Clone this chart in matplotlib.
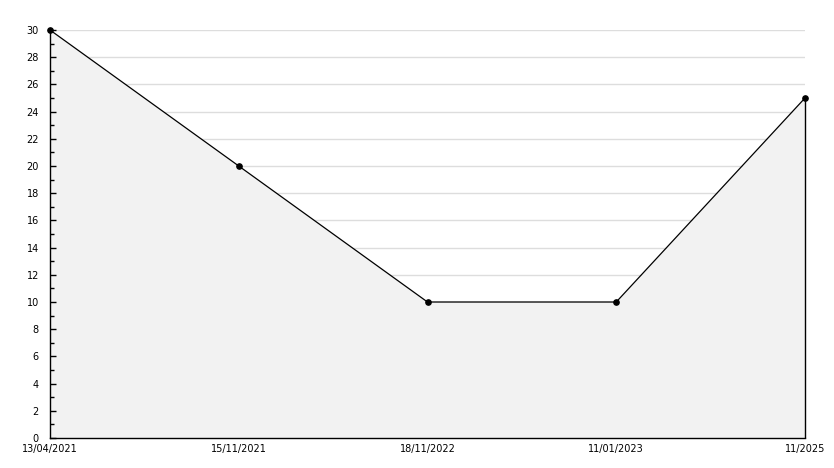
import matplotlib
matplotlib.use("Agg")
import matplotlib.pyplot as plt
from matplotlib.ticker import MultipleLocator

dates = ["13/04/2021", "15/11/2021", "18/11/2022", "11/01/2023", "11/2025"]
values = [30, 20, 10, 10, 25]

fig = plt.figure(figsize=(8.34, 4.68), dpi=100)
ax = fig.add_axes([50/834, 1-438/468, 755/834, 408/468])
x = list(range(len(dates)))
ax.set_xlim(0, len(dates)-1)
ax.set_ylim(0, 30)
ax.yaxis.set_major_locator(MultipleLocator(2))
ax.yaxis.set_minor_locator(MultipleLocator(1))

grid_levels = [t for t in ax.get_yticks() if 0 < t <= 30]
ax.hlines(grid_levels, 0, len(dates)-1, color="#dddddd", lw=1, zorder=0)
ax.fill_between(x, 0, values, color="#f2f2f2", zorder=1, linewidth=0)
ax.vlines(x[-1], 0, values[-1], color="black", lw=1, zorder=3, clip_on=False)
ax.plot(x, values, color="black", lw=0.9, marker="o", ms=3.8, zorder=4, clip_on=False)

ax.set_xticks(x)
ax.set_xticklabels(dates)
for s in ["top", "right"]:
    ax.spines[s].set_visible(False)
for s in ["left", "bottom"]:
    ax.spines[s].set_color("black")
    ax.spines[s].set_linewidth(1)
    ax.spines[s].set_zorder(5)
ax.tick_params(axis="y", which="major", direction="in", length=4.5, width=1, labelsize=7, pad=8)
ax.tick_params(axis="y", which="minor", direction="in", length=3, width=1)
ax.tick_params(axis="x", length=0, labelsize=7, pad=4)
fig.savefig("out.png", dpi=100)
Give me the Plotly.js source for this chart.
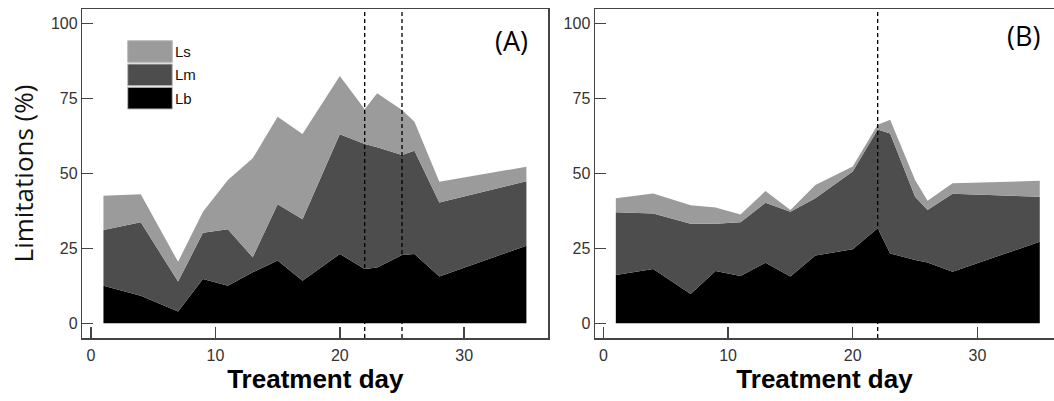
<!DOCTYPE html>
<html>
<head>
<meta charset="utf-8">
<script src="https://cdn.plot.ly/plotly-3.0.1.min.js"></script>
<style>html,body{margin:0;padding:0;background:#fff;}#chart{width:1054px;height:401px;}</style>
</head>
<body>
<div id="chart"></div>
<script>
// Treatment days
const daysA = [1, 4, 7, 9, 11, 13, 15, 17, 20, 22, 23, 25, 26, 28, 35];
const daysB = [1, 4, 7, 9, 11, 13, 15, 17, 20, 22, 23, 25, 26, 28, 35];
// Panel A limitation components (%)
const LbA = [12.5, 9.2, 3.9, 14.8, 12.5, 17.0, 20.9, 14.2, 23.1, 18.1, 18.6, 22.8, 23.1, 15.6, 25.9];
const LmA = [18.6, 24.5, 10.0, 15.4, 18.9, 5.0, 18.8, 20.5, 39.9, 41.7, 40.1, 33.3, 34.4, 24.7, 21.5];
const LsA = [11.4, 9.3, 6.6, 7.0, 16.4, 33.0, 29.2, 28.4, 19.5, 11.6, 18.0, 15.0, 9.7, 6.9, 4.8];
// Panel B limitation components (%)
const LbB = [16.1, 18.1, 9.8, 17.4, 15.8, 20.2, 15.6, 22.6, 24.7, 31.7, 23.3, 21.1, 20.3, 17.2, 27.2];
const LmB = [20.9, 18.5, 23.4, 15.8, 17.9, 20.0, 21.6, 19.1, 25.9, 32.9, 40.0, 21.1, 17.5, 26.0, 15.0];
const LsB = [4.7, 6.7, 6.2, 5.4, 2.6, 3.9, 0.6, 4.4, 1.7, 1.6, 4.6, 5.6, 3.1, 3.5, 5.3];
// Marker days (dashed lines)
const markA = [22, 25];
const markB = [22];
const seriesNames = ['Lb', 'Lm', 'Ls'];
const seriesColors = ['#000000', '#4d4d4d', '#9b9b9b'];
const xTicks = [0, 10, 20, 30];
const yTicks = [0, 25, 50, 75, 100];

const W = 1054, H = 401;
const px = v => v / W;
const py = v => 1 - v / H;

function stack(days, comps, xa, ya, grp) {
  return comps.map((vals, i) => ({
    type: 'scatter', mode: 'lines', x: days, y: vals,
    stackgroup: grp, name: seriesNames[i],
    line: {width: 0, color: seriesColors[i]},
    fillcolor: seriesColors[i],
    xaxis: xa, yaxis: ya, showlegend: false, hoverinfo: 'skip'
  }));
}

const traces = [
  ...stack(daysA, [LbA, LmA, LsA], 'x', 'y', 'a'),
  ...stack(daysB, [LbB, LmB, LsB], 'x2', 'y2', 'b')
];

const axCommon = {
  showgrid: false, zeroline: false, showline: true, linecolor: '#444', linewidth: 1.5,
  ticks: 'inside', ticklen: 11, tickwidth: 1.5, tickcolor: '#444',
  tickfont: {family: 'Liberation Sans, Arial', size: 16, color: '#333'},
  fixedrange: true
};
const xTitleFont = {family: 'Liberation Sans, Arial', size: 26, color: '#000', weight: 'bold'};

const yDom = [py(338), py(9)];
const layout = {
  width: W, height: H,
  margin: {l: 0, r: 0, t: 0, b: 0},
  paper_bgcolor: '#fff', plot_bgcolor: '#fff',
  showlegend: false,
  xaxis: Object.assign({}, axCommon, {
    domain: [px(82.3), px(548.3)], range: [-0.7, 36.76], tickvals: xTicks, mirror: true,
    anchor: 'y', ticklabelstandoff: 2,
    title: {text: 'Treatment day', font: xTitleFont, standoff: 4}
  }),
  yaxis: Object.assign({}, axCommon, {
    domain: yDom, range: [-4.9, 104.8], tickvals: yTicks, mirror: true, anchor: 'x',
    title: {text: 'Limitations (%)', font: {family: 'Open Sans', size: 26, color: '#111'}, standoff: 10}
  }),
  xaxis2: Object.assign({}, axCommon, {
    domain: [px(595), 1], range: [-0.67, 36.14], tickvals: xTicks, mirror: true,
    anchor: 'y2', ticklabelstandoff: 2,
    title: {text: 'Treatment day', font: xTitleFont, standoff: 4}
  }),
  yaxis2: Object.assign({}, axCommon, {
    domain: yDom, range: [-4.9, 104.8], tickvals: yTicks, mirror: false, anchor: 'x2'
  }),
  shapes: [],
  annotations: []
};

markA.forEach(d => layout.shapes.push({type: 'line', xref: 'x', yref: 'y domain', x0: d, x1: d, y0: 0, y1: 1,
  line: {color: '#000', width: 1.3, dash: '4px,3px'}}));
markB.forEach(d => layout.shapes.push({type: 'line', xref: 'x2', yref: 'y2 domain', x0: d, x1: d, y0: 0, y1: 1,
  line: {color: '#000', width: 1.3, dash: '4px,3px'}}));

// Legend boxes (panel A), drawn top to bottom: Ls, Lm, Lb
const legBoxes = [[40.7, 62.3], [64, 85.7], [87.3, 109]];
[2, 1, 0].forEach((si, k) => {
  const [t, b] = legBoxes[k];
  layout.shapes.push({type: 'rect', xref: 'paper', yref: 'paper', x0: px(127.7), x1: px(172.3), y0: py(b), y1: py(t),
    fillcolor: seriesColors[si], line: {color: '#bbb', width: 1}});
  layout.annotations.push({xref: 'paper', yref: 'paper', x: px(172.5), y: py((t + b) / 2), xanchor: 'left', yanchor: 'middle',
    text: seriesNames[si], showarrow: false, font: {family: 'Liberation Sans, Arial', size: 15, color: '#111'}});
});

layout.annotations.push({xref: 'paper', yref: 'paper', x: px(511), y: py(40), xanchor: 'center', yanchor: 'middle',
  text: '(A)', showarrow: false, font: {family: 'Open Sans', size: 27, color: '#000'}});
layout.annotations.push({xref: 'paper', yref: 'paper', x: px(1023), y: py(36), xanchor: 'center', yanchor: 'middle',
  text: '(B)', showarrow: false, font: {family: 'Open Sans', size: 27, color: '#000'}});

Plotly.newPlot('chart', traces, layout, {staticPlot: true, displayModeBar: false});
</script>
</body>
</html>
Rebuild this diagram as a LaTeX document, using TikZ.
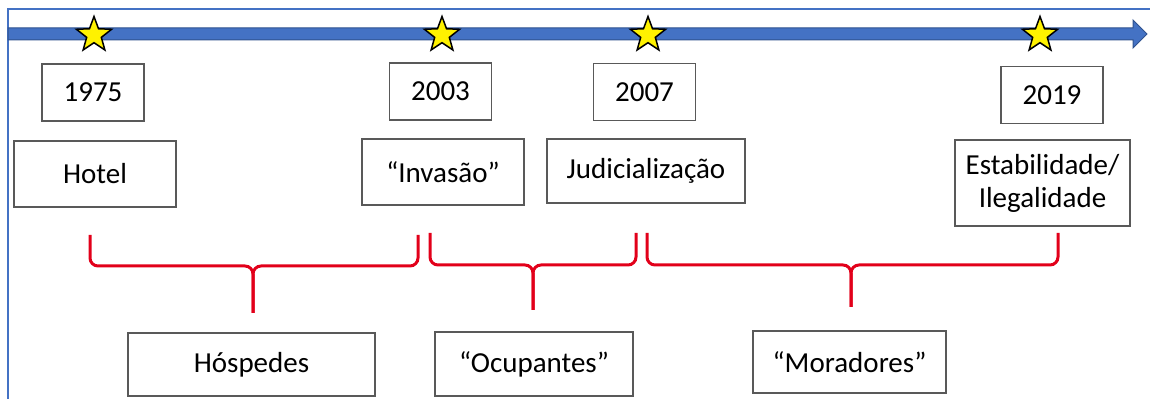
\documentclass[tikz,border=0pt]{standalone}
\usepackage{fontspec}
\setmainfont{Carlito}
\usetikzlibrary{shapes.geometric}

\definecolor{lineblue}{RGB}{68,114,196}
\definecolor{darkblue}{RGB}{47,82,143}
\definecolor{bracered}{RGB}{226,0,26}
\definecolor{boxgray}{RGB}{89,89,89}

\tikzset{
    box/.style={shape=rectangle, draw=boxgray, line width=0.75pt, align=center, inner sep=2pt},
    yearbox/.style={box, minimum width=51pt, minimum height=28.5pt},
    yellowstar/.style={shape=star, star points=5, star point ratio=2.4, minimum size=18.5pt,
        inner sep=0pt, draw=black, line width=0.75pt, fill=yellow},
    curly/.style={draw=bracered, line width=1.5pt, rounded corners=4pt},
}

\begin{document}
\begin{tikzpicture}[x=0.5pt, y=-0.5pt, font=\fontsize{14.5}{16.5}\selectfont]

    \useasboundingbox (0,0) rectangle (1150,399);

    % frame and time axis
    \draw[lineblue, line width=1pt] (8,399) -- (8,9) -- (1150,9);
    \draw[darkblue, fill=lineblue, line width=0.5pt]
        (8,28) -- (1133,28) -- (1133,20) -- (1147,34) -- (1133,48) -- (1133,40) -- (8,40) -- cycle;

    \node[yellowstar] (S1975) at (94,35) {};
    \node[yellowstar] (S2003) at (442,35) {};
    \node[yellowstar] (S2007) at (648,35) {};
    \node[yellowstar] (S2019) at (1040,35) {};

    \node[yearbox] (Y1975) at (93,92.5) {1975};
    \node[yearbox] (Y2003) at (440.5,91.5) {2003};
    \node[yearbox] (Y2007) at (644.5,92) {2007};
    \node[yearbox] (Y2019) at (1052,95) {2019};


    \node[box, minimum width=81pt, minimum height=33pt] (Hotel) at (95,174) {Hotel};
    \node[box, minimum width=81pt, minimum height=33pt] (Invasao) at (443,172) {“Invasão”};
    \node[box, minimum width=99pt, minimum height=32pt] (Judic) at (646,171) {Judicialização};
    \node[box, minimum width=87.5pt, minimum height=43pt] (Estab) at (1042.5,183) {
        Estabilidade/ \\
        Ilegalidade
    };

    \node[box, minimum width=123.5pt, minimum height=31.5pt] (Hospedes) at (251.5,364.5) {Hóspedes};
    \node[box, minimum width=99pt, minimum height=32pt] (Ocupantes) at (534,364) {“Ocupantes”};
    \node[box, minimum width=96.5pt, minimum height=31pt] (Moradores) at (849.5,362) {“Moradores”};


    % braces
    \draw[curly] (90,235) |- (253,266) -- (253,313);
    \draw[curly] (418,235) |- (253,266) -- (253,313);

    \draw[curly] (430,233) |- (533,265) -- (533,310);
    \draw[curly] (636,233) |- (533,265) -- (533,310);

    \draw[curly] (647,233) |- (851,265) -- (851,307);
    \draw[curly] (1058,233) |- (851,265) -- (851,307);

\end{tikzpicture}
\end{document}
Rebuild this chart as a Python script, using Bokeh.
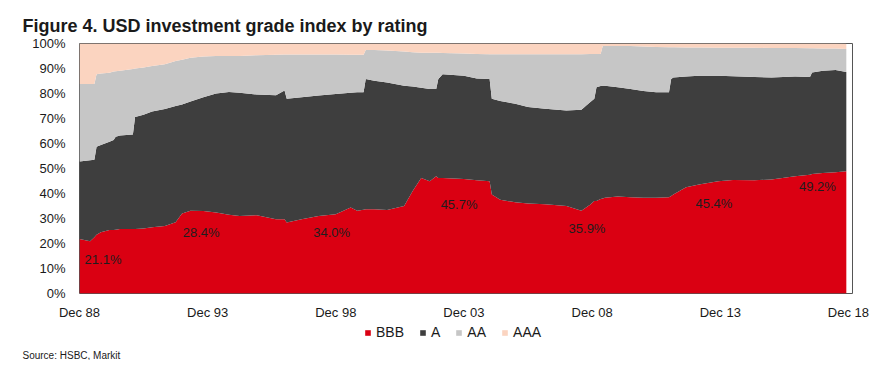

------------------------

**Given task:**
Return only the lines from the start of the data through the line that contains "values = [30, 20, 10, 10, 25]", please, copying them exactly and omitting all pictures.

**The response:**
Clone this chart in matplotlib.
import matplotlib
matplotlib.use("Agg")
import matplotlib.pyplot as plt
from matplotlib.ticker import MultipleLocator

dates = ["13/04/2021", "15/11/2021", "18/11/2022", "11/01/2023", "11/2025"]
values = [30, 20, 10, 10, 25]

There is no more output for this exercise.